- _Record excerpts_:
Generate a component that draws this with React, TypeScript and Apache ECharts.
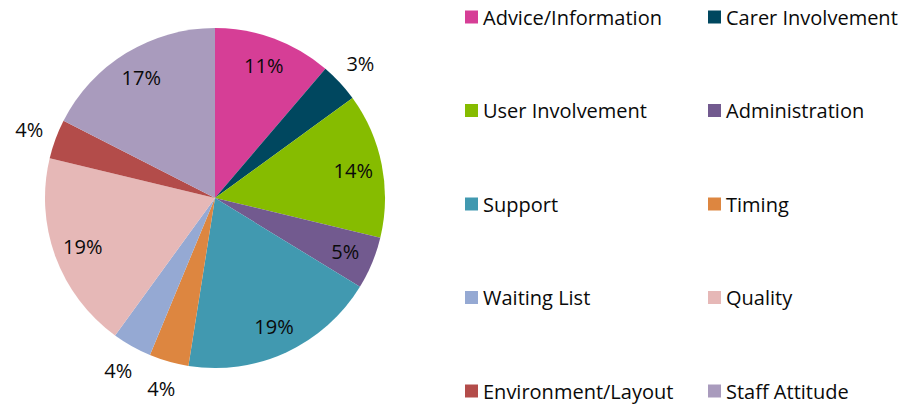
import React, { useEffect, useRef } from "react";
import * as echarts from "echarts";

const categories = [
  "Advice/Information",
  "Carer Involvement",
  "User Involvement",
  "Administration",
  "Support",
  "Timing",
  "Waiting List",
  "Quality",
  "Environment/Layout",
  "Staff Attitude",
];
const counts = [9, 3, 11, 4, 15, 3, 3, 15, 3, 14];
const percentLabels = ["11%", "3%", "14%", "5%", "19%", "4%", "4%", "19%", "4%", "17%"];
const labelOutside = [false, true, false, false, false, true, true, false, true, false];
const colors = [
  "#D63E96",
  "#00475F",
  "#86BC00",
  "#725A8F",
  "#4199B0",
  "#DD8640",
  "#95A9D3",
  "#E6B8B7",
  "#B34C4A",
  "#A99BBD",
];
const leftColumn = [categories[0], categories[2], categories[4], categories[6], categories[8]];
const rightColumn = [categories[1], categories[3], categories[5], categories[7], categories[9]];

const FONT = "Open Sans";

export default function App() {
  const ref = useRef<HTMLDivElement>(null);
  useEffect(() => {
    if (!ref.current) return;
    const chart = echarts.init(ref.current, undefined, { renderer: "svg" });
    const base = categories.map((name, i) => ({ name, value: counts[i] }));
    const labelStyle = {
      color: "#0a0a0a",
      fontFamily: FONT,
      fontSize: 20,
      formatter: (p: any) => percentLabels[p.dataIndex],
    };
    const legendCommon = {
      type: "plain" as const,
      orient: "vertical" as const,
      top: 7,
      height: 400,
      padding: 0,
      itemWidth: 13,
      itemHeight: 13,
      itemGap: 73.5,
      icon: "rect",
      selectedMode: false,
      textStyle: { fontFamily: FONT, fontSize: 20, color: "#0a0a0a", lineHeight: 20 },
    };
    chart.setOption({
      animation: false,
      color: colors,
      legend: [
        { ...legendCommon, left: 465, data: leftColumn },
        { ...legendCommon, left: 708, data: rightColumn },
      ],
      series: [
        {
          type: "pie",
          center: [215, 198],
          radius: [0, 170],
          startAngle: 90,
          clockwise: true,
          silent: true,
          label: { show: false },
          labelLine: { show: false },
          itemStyle: { borderWidth: 0 },
          data: base.map((d, i) => ({ ...d, itemStyle: { color: colors[i] } })),
        },
        {
          type: "pie",
          center: [215, 198],
          radius: [106, 170],
          startAngle: 90,
          clockwise: true,
          silent: true,
          legendHoverLink: false,
          itemStyle: { color: "rgba(0,0,0,0)", borderWidth: 0 },
          label: { ...labelStyle, position: "inside" },
          labelLine: { show: false },
          data: base.map((d, i) => ({
            ...d,
            name: d.name + " ",
            label: { show: !labelOutside[i] },
          })),
        },
        {
          type: "pie",
          center: [215, 198],
          radius: [170, 220],
          startAngle: 90,
          clockwise: true,
          silent: true,
          legendHoverLink: false,
          itemStyle: { color: "rgba(0,0,0,0)", borderWidth: 0 },
          label: { ...labelStyle, position: "inside" },
          labelLine: { show: false },
          data: base.map((d, i) => ({
            ...d,
            name: d.name + "  ",
            label: { show: labelOutside[i] },
          })),
        },
      ],
    });
    return () => chart.dispose();
  }, []);
  return (
    <div
      ref={ref}
      style={{ position: "absolute", left: 0, top: 0, width: 924, height: 405, background: "#fff" }}
    />
  );
}
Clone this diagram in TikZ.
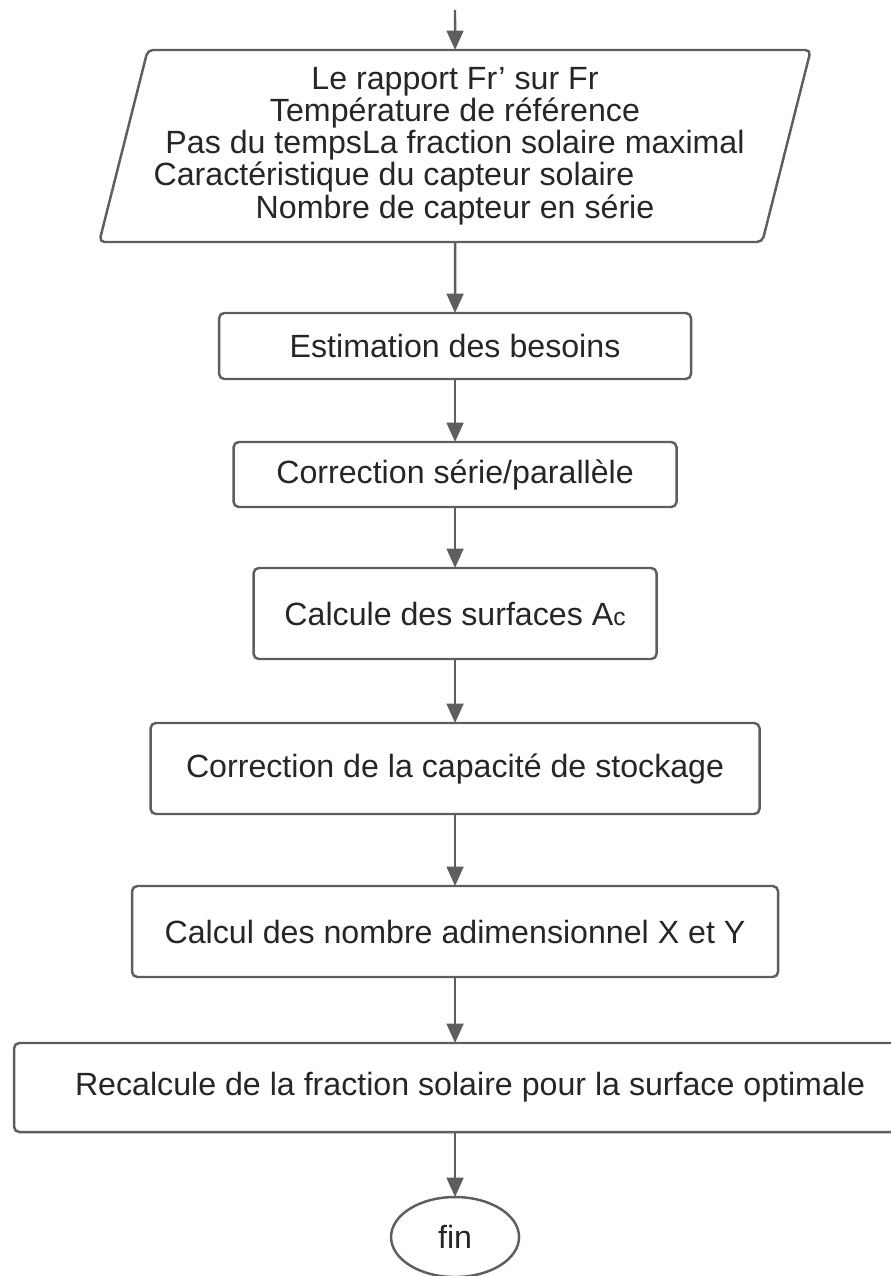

- _What to work on_:
Reproduce all of the data exactly, omitting each picture it holds.

- _Exercise answer_:
Generate a component that draws this with React, TypeScript and Apache ECharts.
import React, { useEffect, useRef } from "react";
import * as echarts from "echarts";

const categories = [
  "Advice/Information",
  "Carer Involvement",
  "User Involvement",
  "Administration",
  "Support",
  "Timing",
  "Waiting List",
  "Quality",
  "Environment/Layout",
  "Staff Attitude",
];
const counts = [9, 3, 11, 4, 15, 3, 3, 15, 3, 14];
const percentLabels = ["11%", "3%", "14%", "5%", "19%", "4%", "4%", "19%", "4%", "17%"];
const labelOutside = [false, true, false, false, false, true, true, false, true, false];
const colors = [
  "#D63E96",
  "#00475F",
  "#86BC00",
  "#725A8F",
  "#4199B0",
  "#DD8640",
  "#95A9D3",
  "#E6B8B7",
  "#B34C4A",
  "#A99BBD",
];
const leftColumn = [categories[0], categories[2], categories[4], categories[6], categories[8]];
const rightColumn = [categories[1], categories[3], categories[5], categories[7], categories[9]];

const FONT = "Open Sans";

export default function App() {
  const ref = useRef<HTMLDivElement>(null);
  useEffect(() => {
    if (!ref.current) return;
    const chart = echarts.init(ref.current, undefined, { renderer: "svg" });
    const base = categories.map((name, i) => ({ name, value: counts[i] }));
    const labelStyle = {
      color: "#0a0a0a",
      fontFamily: FONT,
      fontSize: 20,
      formatter: (p: any) => percentLabels[p.dataIndex],
    };
    const legendCommon = {
      type: "plain" as const,
      orient: "vertical" as const,
      top: 7,
      height: 400,
      padding: 0,
      itemWidth: 13,
      itemHeight: 13,
      itemGap: 73.5,
      icon: "rect",
      selectedMode: false,
      textStyle: { fontFamily: FONT, fontSize: 20, color: "#0a0a0a", lineHeight: 20 },
    };
    chart.setOption({
      animation: false,
      color: colors,
      legend: [
        { ...legendCommon, left: 465, data: leftColumn },
        { ...legendCommon, left: 708, data: rightColumn },
      ],
      series: [
        {
          type: "pie",
          center: [215, 198],
          radius: [0, 170],
          startAngle: 90,
          clockwise: true,
          silent: true,
          label: { show: false },
          labelLine: { show: false },
          itemStyle: { borderWidth: 0 },
          data: base.map((d, i) => ({ ...d, itemStyle: { color: colors[i] } })),
        },
        {
          type: "pie",
          center: [215, 198],
          radius: [106, 170],
          startAngle: 90,
          clockwise: true,
          silent: true,
          legendHoverLink: false,
          itemStyle: { color: "rgba(0,0,0,0)", borderWidth: 0 },
          label: { ...labelStyle, position: "inside" },
          labelLine: { show: false },
          data: base.map((d, i) => ({
            ...d,
            name: d.name + " ",
            label: { show: !labelOutside[i] },
          })),
        },
        {
          type: "pie",
          center: [215, 198],
          radius: [170, 220],
          startAngle: 90,
          clockwise: true,
          silent: true,
          legendHoverLink: false,
          itemStyle: { color: "rgba(0,0,0,0)", borderWidth: 0 },
          label: { ...labelStyle, position: "inside" },
          labelLine: { show: false },
          data: base.map((d, i) => ({
            ...d,
            name: d.name + "  ",
            label: { show: labelOutside[i] },
          })),
        },
      ],
    });
    return () => chart.dispose();
  }, []);
  return (
    <div
      ref={ref}
      style={{ position: "absolute", left: 0, top: 0, width: 924, height: 405, background: "#fff" }}
    />
  );
}
Clone this diagram in TikZ.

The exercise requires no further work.